Having plenty of land, UC could have expanded up, not out. There was plenty of room to build. But they chose to destroy private, tax-paying property instead. More permanent population and taxes lost. Of course, UC gives much back – but count the cost.
And everyone loves Children’s Hospital. Does that mean everything they do is right? Expansion is great, but at what cost? Cincinnati has many large nonprofit institutions that contribute to our community in many ways. But we forget there should be a balance. Over the decades, Cincinnati has lost acres and acres of tax-paying property to tax-exempt institutions.
The pictures online at Cincinnati.com showed houses boarded up – where families once lived. We should cherish homeowners and taxpayers in the inner city. Instead, short-sighted planners expect employees or visitors will drive from the suburbs, park in the new garage, and drive back home. (Yes, I know Children’s is spending some money to encourage housing, but it’s minimal compared to the harm.)
Having more taxpayers with good jobs is great for Cincinnati. But taxpayers who actually live in Cincinnati are much better because they spend their paychecks where they are earned, promoting local investment, which leads to even more jobs
The community council adamantly opposed the project; they don’t oppose progress – they endorsed a new hotel and office building at Reading and MLK.
It’s hard to believe that Children’s couldn’t have worked an accommodation, but the plans were already so far along. Children’s was gonna do what they were gonna do. As usual in these projects, the “community involvement” was just eyewash. Councilman Wendell Young gave one of the best speeches ever; I can’t say it any better, so I’ll quote just a bit.

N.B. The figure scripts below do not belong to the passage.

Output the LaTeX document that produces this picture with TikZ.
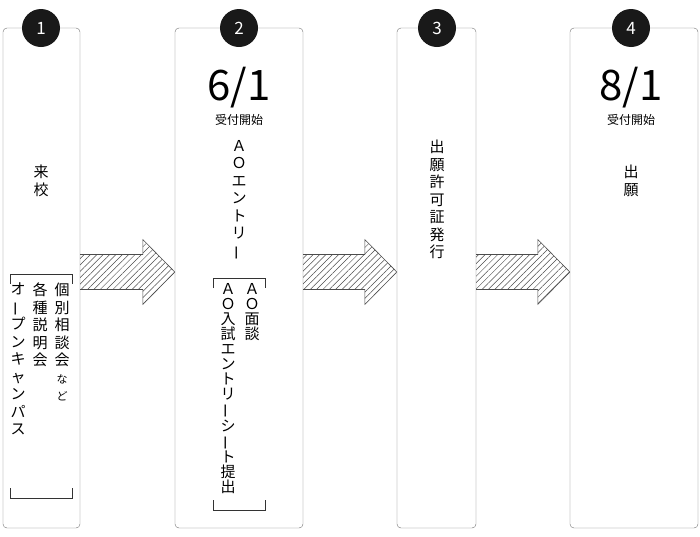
\documentclass[tikz,border=0pt]{standalone}
\usepackage{fontspec}
\setmainfont{Noto Sans CJK JP}
\usetikzlibrary{calc,patterns.meta}

\newcommand{\chobar}{\rotatebox[origin=c]{90}{ー}}
\newcommand{\flowarrow}[2]{%
  \draw[hatch] let \p1=(#1.east), \p2=(#2.west) in
    (\x1,\y1+23.5pt) -- (\x2-32pt,\y1+23.5pt) -- (\x2-32pt,\y1+38.5pt) --
    (\x2,\y1+6pt) -- (\x2-32pt,\y1-26.5pt) -- (\x2-32pt,\y1-11.5pt) --
    (\x1,\y1-11.5pt);}

\tikzset{
    panel/.style={draw=black!55, rounded corners=4pt, minimum height=500pt, inner sep=0pt},
    badge/.style={circle, fill=black!90, text=white, minimum size=38pt, inner sep=0pt, font=\fontsize{17}{17}\selectfont},
    hatch/.style={draw=black!70, line width=0.6pt, pattern={Lines[angle=45,distance=4.5pt,line width=0.5pt]}, pattern color=black!70},
    tate/.style={align=center, inner sep=0pt, anchor=north, font=\fontsize{15}{17.5}\selectfont},
    date/.style={font=\fontsize{42}{42}\selectfont, inner sep=0pt},
    sub/.style={font=\fontsize{12}{12}\selectfont, inner sep=0pt},
    bracket/.style={draw=black!80, line width=0.6pt}
}

\begin{document}
\begin{tikzpicture}[x=1pt, y=-1pt]
    \useasboundingbox (0,0) rectangle (700,536);

    % panels
    \node[panel, minimum width=77pt] (p1) at (41.5,278) {};
    \node[panel, minimum width=128pt] (p2) at (239,278) {};
    \node[panel, minimum width=79pt] (p3) at (436.5,278) {};
    \node[panel, minimum width=128pt] (p4) at (634,278) {};

    \node[badge] (b1) at (41,28) {1};
    \node[badge] (b2) at (239,28) {2};
    \node[badge] (b3) at (437,28) {3};
    \node[badge] (b4) at (631,28) {4};

    % arrows
    \flowarrow{p1}{p2}
    \flowarrow{p2}{p3}
    \flowarrow{p3}{p4}

    % step 1
    \node[tate] (visit) at (41,165) {来\\校};
    \draw[bracket] (10,284) -- (10,274) -- (72,274) -- (72,284);
    \draw[bracket] (10,488) -- (10,498) -- (72,498) -- (72,488);
    \node[tate] (consult) at (62,283) {個\\別\\相\\談\\会\\{\fontsize{11}{13}\selectfont な}\\{\fontsize{11}{13}\selectfont ど}};
    \node[tate] (seminar) at (40,283) {各\\種\\説\\明\\会};
    \node[tate] (campus) at (18,283) {オ\\\chobar\\プ\\ン\\キ\\ャ\\ン\\パ\\ス};

    % step 2
    \node[date] (d2) at (239,88) {6/1};
    \node[sub] (s2) at (239,120) {受付開始};
    \node[tate] (entry) at (239,140) {Ａ\\Ｏ\\エ\\ン\\ト\\リ\\\chobar};
    \draw[bracket] (213,288) -- (213,278) -- (265,278) -- (265,288);
    \draw[bracket] (213,500) -- (213,510) -- (265,510) -- (265,500);
    \node[tate, font=\fontsize{15}{15}\selectfont] (interview) at (252,283) {Ａ\\Ｏ\\面\\談};
    \node[tate, font=\fontsize{15}{15}\selectfont] (sheet) at (228,283) {Ａ\\Ｏ\\入\\試\\エ\\ン\\ト\\リ\\\chobar\\シ\\\chobar\\ト\\提\\出};

    % step 3
    \node[tate] (permit) at (437,140) {出\\願\\許\\可\\証\\発\\行};

    % step 4
    \node[date] (d4) at (631,88) {8/1};
    \node[sub] (s4) at (631,120) {受付開始};
    \node[tate] (apply) at (631,165) {出\\願};
\end{tikzpicture}
\end{document}
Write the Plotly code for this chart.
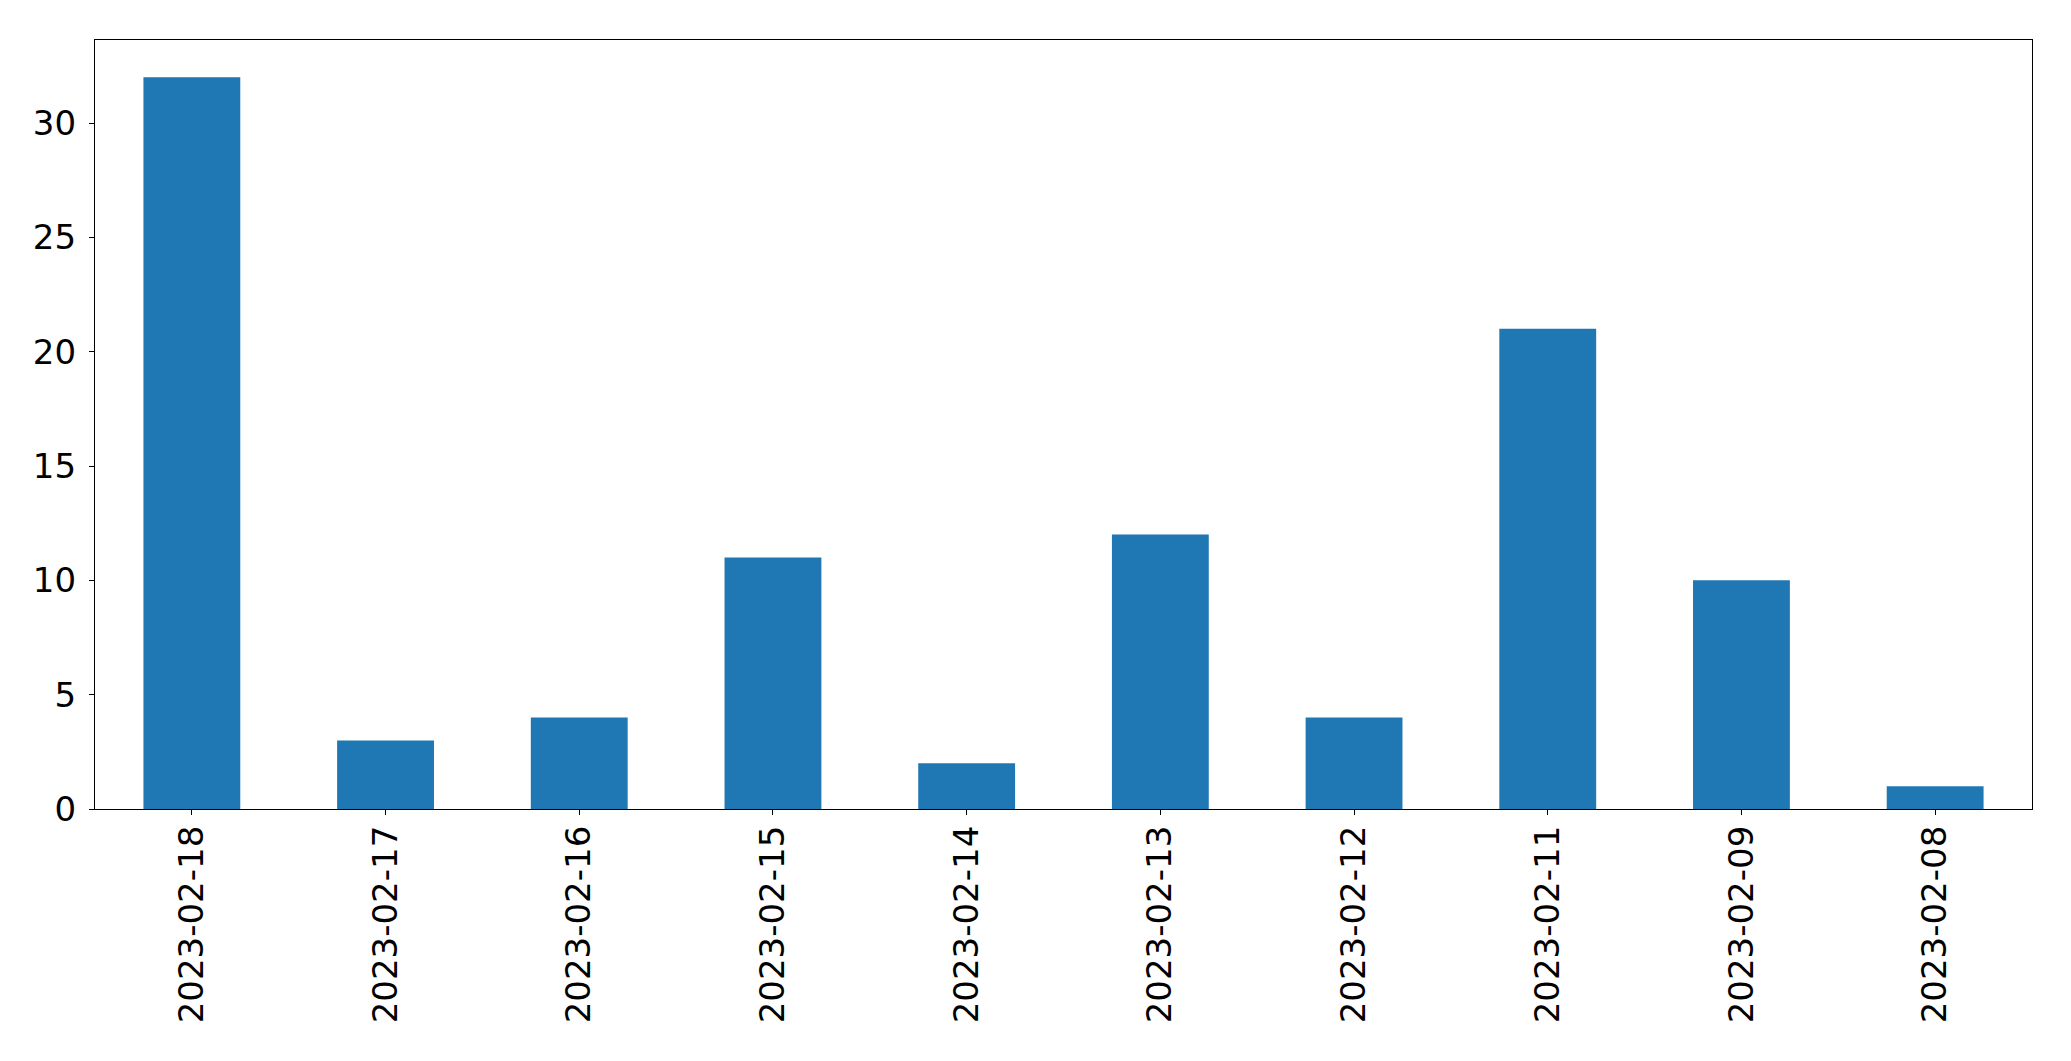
import plotly.graph_objects as go

dates = ["2023-02-18", "2023-02-17", "2023-02-16", "2023-02-15", "2023-02-14",
         "2023-02-13", "2023-02-12", "2023-02-11", "2023-02-09", "2023-02-08"]
counts = [32, 3, 4, 11, 2, 12, 4, 21, 10, 1]
y_ticks = [0, 5, 10, 15, 20, 25, 30]

fig = go.Figure(go.Bar(x=dates, y=counts, marker_color="#1f77b4",
                       marker_line_width=0, width=0.5))

axis_common = dict(showline=True, linecolor="black", linewidth=1.3, mirror=True,
                   ticks="outside", ticklen=5, tickwidth=1.3, tickcolor="black",
                   showgrid=False, zeroline=False,
                   tickfont=dict(family="DejaVu Sans", size=34, color="black"))

fig.update_layout(
    width=2071, height=1061,
    margin=dict(l=95, r=39, t=40, b=252, pad=0),
    paper_bgcolor="white", plot_bgcolor="white",
    showlegend=False,
    xaxis=dict(type="category", range=[-0.5, 9.5], tickangle=-90,
               ticklabelstandoff=-3, **axis_common),
    yaxis=dict(range=[0, 33.63], tickvals=y_ticks, ticklabelstandoff=6,
               **axis_common),
)

fig.write_html("out.html", config={"displayModeBar": False},
               post_script="document.body.style.margin='0';")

“Think of what this expansion is doing to a neighborhood that is constantly losing the things that hold a neighborhood together," Young said. “We have a chance to work together. To make your expansion plan be a plan that not only benefits the hospital but benefits the people around you.

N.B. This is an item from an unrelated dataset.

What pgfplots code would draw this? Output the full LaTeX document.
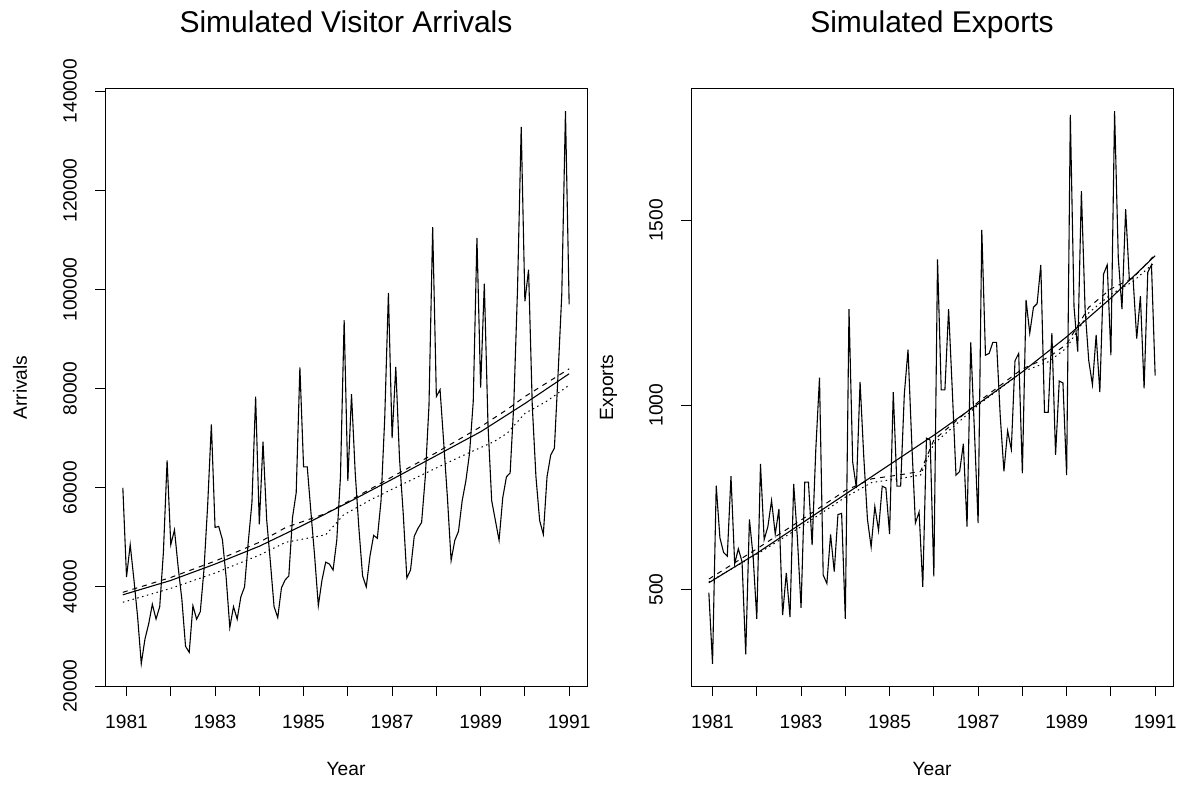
\documentclass[border=0pt]{standalone}
\usepackage{pgfplots}
\usepackage{pgfplotstable}
\pgfplotsset{compat=1.18}
\usepackage{fontspec}
\setmainfont{Liberation Sans}
\newcommand\tickfont{\fontsize{19.2}{23}\selectfont}
\newcommand\titlefont{\fontsize{30}{36}\selectfont}

\pgfplotstableread{
t a e
1980.9167 60000 491
1981.0000 42000 298
1981.0833 48500 781
1981.1667 41500 640
1981.2500 34000 600
1981.3333 24500 590
1981.4167 29500 807
1981.5000 32500 570
1981.5833 36500 610
1981.6667 33500 575
1981.7500 36000 324
1981.8333 47000 690
1981.9167 65500 590
1982.0000 48500 420
1982.0833 51500 840
1982.1667 44000 635
1982.2500 37500 670
1982.3333 28000 741
1982.4167 26800 650
1982.5000 36200 718
1982.5833 33500 430
1982.6667 35000 545
1982.7500 43500 425
1982.8333 56500 786
1982.9167 72800 640
1983.0000 52000 450
1983.0833 52200 791
1983.1667 49500 791
1983.2500 42000 620
1983.3333 31800 880
1983.4167 36000 1074
1983.5000 33500 539
1983.5833 38000 516
1983.6667 40000 649
1983.7500 49000 548
1983.8333 57000 703
1983.9167 78400 706
1984.0000 52600 420
1984.0833 69300 1260
1984.1667 53500 845
1984.2500 45000 775
1984.3333 36000 1063
1984.4167 33800 860
1984.5000 39800 690
1984.5833 41400 615
1984.6667 42200 725
1984.7500 54000 660
1984.8333 59000 780
1984.9167 84300 775
1985.0000 64200 650
1985.0833 64200 1035
1985.1667 55000 780
1985.2500 46200 780
1985.3333 36200 1030
1985.4167 41400 1150
1985.5000 45000 900
1985.5833 44600 680
1985.6667 43400 710
1985.7500 49400 507
1985.8333 62200 910
1985.9167 93800 905
1986.0000 61400 535
1986.0833 78900 1395
1986.1667 63000 1041
1986.2500 51800 1041
1986.3333 42200 1260
1986.4167 40000 1040
1986.5000 46200 810
1986.5833 50400 820
1986.6667 49800 895
1986.7500 57400 670
1986.8333 74000 1170
1986.9167 99300 930
1987.0000 70000 680
1987.0833 84400 1475
1987.1667 66000 1135
1987.2500 55000 1140
1987.3333 41800 1170
1987.4167 43400 1170
1987.5000 50200 970
1987.5833 51800 820
1987.6667 53000 930
1987.7500 62200 880
1987.8333 76600 1120
1987.9167 112600 1140
1988.0000 78400 815
1988.0833 79800 1285
1988.1667 69000 1195
1988.2500 58000 1265
1988.3333 45300 1275
1988.4167 49400 1380
1988.5000 51200 980
1988.5833 57400 980
1988.6667 61400 1195
1988.7500 67000 865
1988.8333 77400 1065
1988.9167 110400 1060
1989.0000 80200 810
1989.0833 101200 1787
1989.1667 72600 1267
1989.2500 57400 1145
1989.3333 53400 1580
1989.4167 49400 1260
1989.5000 58000 1120
1989.5833 62200 1055
1989.6667 63000 1190
1989.7500 77000 1035
1989.8333 100000 1355
1989.9167 132800 1380
1990.0000 97600 1135
1990.0833 104000 1797
1990.1667 76600 1400
1990.2500 62200 1260
1990.3333 53400 1531
1990.4167 50600 1340
1990.5000 62200 1345
1990.5833 66600 1180
1990.6667 68000 1295
1990.7500 83000 1045
1990.8333 99000 1360
1990.9167 136000 1380
1991.0000 97000 1080
}\series

\pgfplotstableread{
t s
1980.9167 38400
1982.0 41300
1983.0 44600
1984.0 48200
1985.0 52500
1986.0 57000
1987.0 61700
1988.0 66500
1989.0 71300
1990.0 77000
1991.0 83000
}\arrsolid
\pgfplotstableread{
t d
1980.9167 38900
1982.0 41900
1983.0 45200
1984.0 49000
1984.6 52000
1985.5 54800
1986.0 57200
1987.0 62200
1988.0 67100
1989.0 72300
1989.6 75800
1990.0 78400
1991.0 84000
}\arrdash
\pgfplotstableread{
t o
1980.9167 36900
1982.0 39700
1983.0 42800
1984.0 46400
1984.6 49000
1985.5 50500
1985.9 54500
1986.5 57500
1987.0 59700
1988.0 64000
1988.6 66500
1989.3 69300
1989.6 71000
1990.0 75000
1990.5 77500
1991.0 80700
}\arrdot

\pgfplotstableread{
t s
1980.9167 518
1982.0 598
1983.0 678
1984.0 758
1985.0 838
1986.0 918
1987.0 1003
1988.0 1090
1989.0 1185
1990.0 1290
1991.0 1405
}\expsolid
\pgfplotstableread{
t d
1980.9167 528
1982.0 610
1983.0 688
1984.0 768
1984.6 800
1985.2 810
1985.7 820
1986.0 905
1987.0 1008
1988.0 1098
1988.6 1130
1989.0 1165
1989.5 1265
1990.0 1315
1990.5 1345
1991.0 1408
}\expdash
\pgfplotstableread{
t o
1980.9167 520
1982.0 595
1983.0 670
1984.0 750
1984.6 790
1985.2 800
1985.7 810
1986.0 895
1987.0 1000
1988.0 1090
1988.6 1118
1989.0 1155
1989.5 1250
1990.0 1300
1990.5 1335
1991.0 1388
}\expdot

\pgfplotsset{
  rpanel/.style={
    scale only axis, width=482pt, height=597pt,
    axis line style={line width=1pt, black},
    tick align=outside, major tick length=10pt,
    tick style={line width=1pt, black},
    xtick pos=left, ytick pos=left,
    xmin=1980.5137, xmax=1991.4033,
    xtick={1981,1982,1983,1984,1985,1986,1987,1988,1989,1990,1991},
    xticklabels={1981,,1983,,1985,,1987,,1989,,1991},
    xticklabel style={font=\tickfont, inner sep=0pt, anchor=north},
    yticklabel style={font=\tickfont, inner sep=0pt, rotate=90, anchor=south},
    xticklabel shift=19pt, yticklabel shift=18pt,
    scaled ticks=false,
    every axis title/.style={at={(axis description cs:0.5,1)}, anchor=base, yshift=56pt, font=\titlefont, inner sep=0pt},
    every axis x label/.style={at={(axis description cs:0.5,0)}, anchor=north, yshift=-76pt, font=\tickfont, inner sep=0pt},
    every axis y label/.style={at={(axis description cs:0,0.5)}, xshift=-78pt, rotate=90, anchor=base, font=\tickfont, inner sep=0pt},
    xlabel={Year},
  },
  ser/.style={black, line width=1.1pt, mark=none},
  tsolid/.style={black, line width=1.1pt, mark=none},
  tdash/.style={black, line width=1pt, mark=none, dash pattern=on 5pt off 5pt},
  tdot/.style={black, line width=1pt, mark=none, dash pattern=on 1.5pt off 3.5pt},
}

\begin{document}
\begin{tikzpicture}
\path[use as bounding box] (0,0) rectangle (1182pt,785pt);
\begin{axis}[rpanel, at={(105pt,99pt)}, anchor=south west,
  title={Simulated Visitor Arrivals}, ylabel={Arrivals},
  ymin=20000, ymax=140460,
  ytick={20000,40000,60000,80000,100000,120000,140000},
  yticklabels={20000,40000,60000,80000,100000,120000,140000}]
\addplot[ser] table[x=t,y=a] {\series};
\addplot[tsolid] table[x=t,y=s] {\arrsolid};
\addplot[tdash] table[x=t,y=d] {\arrdash};
\addplot[tdot] table[x=t,y=o] {\arrdot};
\end{axis}
\begin{axis}[rpanel, at={(691pt,99pt)}, anchor=south west,
  title={Simulated Exports}, ylabel={Exports},
  ymin=238, ymax=1857,
  ytick={500,1000,1500},
  yticklabels={500,1000,1500}]
\addplot[ser] table[x=t,y=e] {\series};
\addplot[tsolid] table[x=t,y=s] {\expsolid};
\addplot[tdash] table[x=t,y=d] {\expdash};
\addplot[tdot] table[x=t,y=o] {\expdot};
\end{axis}
\end{tikzpicture}
\end{document}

“Your employees don’t want to walk the streets of Avondale. You put them in shuttle buses and move them back and forth. You’re rerouting a street, not for the benefit of the people in Avondale, but so that you can get in and out of the neighborhood in a hurry and you don’t have to look at where you are," he said.

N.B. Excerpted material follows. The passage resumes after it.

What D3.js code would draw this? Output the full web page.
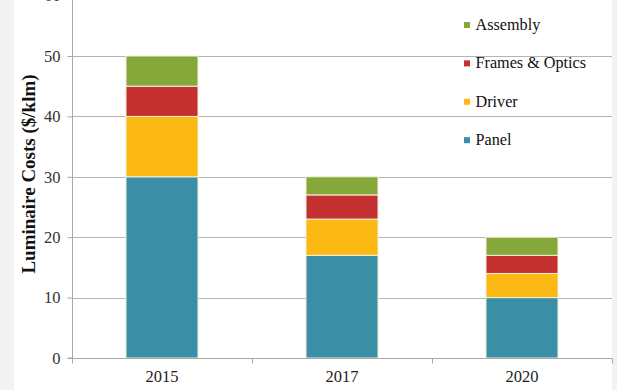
<!DOCTYPE html>
<html><head><meta charset="utf-8">
<script src="https://cdn.jsdelivr.net/npm/d3@7"></script>
<style>body{margin:0;background:#f2f2f2}svg{display:block}</style>
</head><body>
<svg id="c" width="617" height="390"></svg>
<script>
const years = ["2015", "2017", "2020"];
const seriesNames = ["Panel", "Driver", "Frames & Optics", "Assembly"];
const panel = [30, 17, 10];
const driver = [10, 6, 4];
const frames = [5, 4, 3];
const assembly = [5, 3, 3];
const yTicks = [0, 10, 20, 30, 40, 50, 60];
const colors = ["#3a8ea6", "#fdb913", "#c3302f", "#86a83a"];

const rows = years.map((y, i) => ({year: y, "Panel": panel[i], "Driver": driver[i], "Frames & Optics": frames[i], "Assembly": assembly[i]}));
const stack = d3.stack().keys(seriesNames)(rows);

const svg = d3.select("#c");
svg.append("rect").attr("x", 14).attr("y", 0).attr("width", 598).attr("height", 390).attr("fill", "#ffffff");

const x = d3.scaleBand().domain(years).range([72, 612]).paddingInner(0.6).paddingOuter(0.3);
const y = d3.scaleLinear().domain([0, 60]).range([358, -4.4]);
const serif = "Liberation Serif, Times New Roman, serif";

// gridlines
svg.append("g").selectAll("line").data(yTicks.filter(t => t > 0)).join("line")
  .attr("x1", 72).attr("x2", 612).attr("y1", d => Math.round(y(d)) + 0.5).attr("y2", d => Math.round(y(d)) + 0.5)
  .attr("stroke", "#b4b4b4").attr("stroke-width", 1);

// bars
svg.append("g").selectAll("g").data(stack).join("g").attr("fill", (d, i) => colors[i])
  .selectAll("rect").data(d => d).join("rect")
  .attr("x", d => x(d.data.year)).attr("width", x.bandwidth())
  .attr("y", d => y(d[1])).attr("height", d => y(d[0]) - y(d[1]))
  .attr("stroke", "#f3f0dc").attr("stroke-width", 1);

// y axis
const ya = svg.append("g").attr("transform", "translate(72.5,0)")
  .call(d3.axisLeft(y).tickValues(yTicks).tickSize(5).tickPadding(7));
ya.attr("font-family", serif);
ya.select(".domain").attr("stroke", "#a8a8a8").attr("d", "M-5," + y(0) + "H0V" + y(60));
ya.selectAll(".tick line").attr("stroke", "#a8a8a8");
ya.selectAll(".tick text").attr("font-family", serif).attr("font-size", 16.5).attr("fill", "#333");

// x axis
const xa = svg.append("g").attr("transform", "translate(0," + (Math.round(y(0)) + 0.5) + ")")
  .call(d3.axisBottom(x).tickSize(0).tickPadding(12));
xa.attr("font-family", serif);
xa.select(".domain").attr("stroke", "#a8a8a8").attr("d", "M72,0H612");
xa.selectAll(".tick text").attr("font-family", serif).attr("font-size", 16.5).attr("fill", "#222");
const sep = [72, 252, 432, 612];
xa.append("g").selectAll("line").data(sep).join("line")
  .attr("x1", d => d + 0.5).attr("x2", d => d + 0.5).attr("y1", 0).attr("y2", 5).attr("stroke", "#a8a8a8");

// y title
svg.append("text").attr("transform", "translate(35,174) rotate(-90)")
  .attr("text-anchor", "middle").attr("font-family", serif)
  .attr("font-weight", "bold").attr("font-size", 19).attr("fill", "#111")
  .text("Luminaire Costs ($/klm)");

// legend
const legendOrder = ["Assembly", "Frames & Optics", "Driver", "Panel"];
const lg = svg.append("g").selectAll("g").data(legendOrder).join("g")
  .attr("transform", (d, i) => "translate(464," + (30 + i * 38.4) + ")");
lg.append("rect").attr("x", 0).attr("y", -8).attr("width", 6).attr("height", 6)
  .attr("fill", d => colors[seriesNames.indexOf(d)]);
lg.append("text").attr("x", 11.5).attr("y", 0).attr("font-family", serif)
  .attr("font-size", 16.2).attr("fill", "#111").text(d => d);
</script>
</body></html>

“But I urge you to go outside and look at where you are . . . look at your neighbors . . . look at what’s going on around you. . . And ask yourself truly whether the expansion you plan will really benefit the neighborhood around you.
“How will you attract a grocery store; how can you bring back a neighborhood business district when you keep taking people out of the neighborhood? It’s people who make those things happen.
“They are people, not acreage in the way of what you want to do.
“I’m willing to bet that those of you who sat down and made this plan did not at the very inception involve your neighbors in that planning. And I am willing to bet that those of you who sat down and made this plan did not have many, and perhaps not any, people who look like me in that process.
“You find yourself in this position because you don’t really avail yourselves of the opportunity to truly partner with the neighborhood. That’s why people in the neighborhood feel you are not their partner. You’re the people who come to tell them what’s best for them and no matter what they have to say, you know better.”
It could have been UC taking more, or a private developer – the harm is much the same. How much private property must be destroyed before we learn the cost of losing historic neighborhoods and the community fabric they create.
Sometime, somewhere, someone needs to draw a line in the sand. No more projects that lose the city population, even if they do generate payroll taxes from suburbanites. No more kicking homeowners and residents out of our neighborhoods.
Councilmembers Young, Simpson, Seelbach, and Winburn tried to draw that line.